AP EAMCET · PHYSICS · Center of Mass Momentum and Collision
. A bullet of mass \(0.01 \mathrm{~kg}\) travelling at a speed of \(500 \mathrm{~ms}^{-1}\) strikes a block of mass \(2 \mathrm{~kg}\) which is suspended by a string of length \(5 \mathrm{~m}\). The centre of gravity of the block is found to rise a vertical distance of \(0.1 \mathrm{~m}\). What is the speed of the bullet after it emerges from the block?
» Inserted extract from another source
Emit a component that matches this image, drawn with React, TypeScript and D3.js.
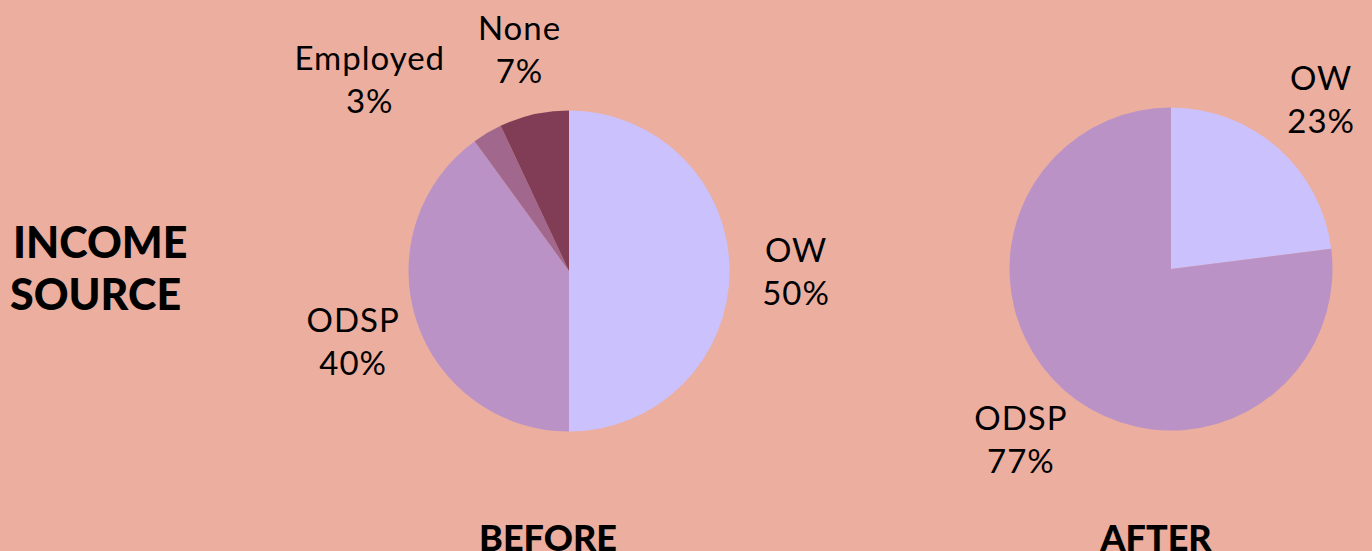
import React from "react";
import * as d3 from "d3";

const beforeCategories = ["OW", "ODSP", "Employed", "None"];
const beforeValues = [50, 40, 3, 7];
const afterCategories = ["OW", "ODSP"];
const afterValues = [23, 77];
const colors: Record<string, string> = {
  OW: "#cbc1fd",
  ODSP: "#ba92c6",
  Employed: "#a1678c",
  None: "#813d55",
};

const W = 1372;
const H = 551;
const FONT = "Lato, 'Open Sans', sans-serif";

function Pie({ cx, cy, r, cats, vals, title, titleX }: { cx: number; cy: number; r: number; cats: string[]; vals: number[]; title: string; titleX: number }) {
  const data = cats.map((c, i) => ({ c, v: vals[i] }));
  const pie = d3.pie<{ c: string; v: number }>().value((d) => d.v).sort(null);
  const arcs = pie(data);
  const arc = d3.arc<d3.PieArcDatum<{ c: string; v: number }>>().innerRadius(0).outerRadius(r);
  const labelR = 227;
  return (
    <g>
      <g transform={`translate(${cx},${cy})`}>
        {arcs.map((a) => (
          <path key={a.data.c} d={arc(a) || ""} fill={colors[a.data.c]} />
        ))}
        {arcs.map((a) => {
          let ang = (a.startAngle + a.endAngle) / 2;
          let rr = labelR;
          if (a.data.c === "Employed") {
            ang -= (15.4 * Math.PI) / 180;
            rr = 277;
          }
          const x = Math.sin(ang) * rr;
          const y = -Math.cos(ang) * rr;
          return (
            <text key={a.data.c} x={x} y={y} textAnchor="middle" fontFamily={FONT} fontSize={33} letterSpacing={1} fill="#000">
              <tspan x={x} dy={-9}>{a.data.c}</tspan>
              <tspan x={x} dy={43}>{a.data.v}%</tspan>
            </text>
          );
        })}
      </g>
      <text x={titleX} y={551} textAnchor="middle" fontFamily={FONT} fontWeight={900} fontSize={36} fill="#000">
        {title}
      </text>
    </g>
  );
}

export default function App() {
  return (
    <div style={{ position: "fixed", left: 0, top: 0 }}>
      <svg width={W} height={H} style={{ display: "block" }}>
        <rect width={W} height={H} fill="#ebae9f" />
        <text fontFamily={FONT} fontWeight={900} fontSize={43} fill="#000">
          <tspan x={13} y={258}>INCOME</tspan>
          <tspan x={10} y={310}>SOURCE</tspan>
        </text>
        <Pie cx={569} cy={271} r={160.5} cats={beforeCategories} vals={beforeValues} title="BEFORE" titleX={548} />
        <Pie cx={1171} cy={269} r={161.5} cats={afterCategories} vals={afterValues} title="AFTER" titleX={1156} />
      </svg>
    </div>
  );
}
- A \(200 \mathrm{~ms}^{-1}\)
- B \(220 \mathrm{~ms}^{-1}\)
- C \(204 \mathrm{~ms}^{-1}\)
- D \(284 \mathrm{~ms}^{-1}\)
Answer & Solution
Correct Answer
(B) \(220 \mathrm{~ms}^{-1}\)
Step-by-step Solution
Detailed explanation
According to question, the given situation is shown in the following figure. Mass of block, \(M=2 \mathrm{~kg}\) Mass of bullet, \(m_1=0.01 \mathrm{~kg}\) Speed of buIlet, \(v=500 \mathrm{~ms}^{-1}\) \[ h=0.1 \mathrm{~m} \] If \(v_1\) and \(v_2\) be the velocities of the bullet…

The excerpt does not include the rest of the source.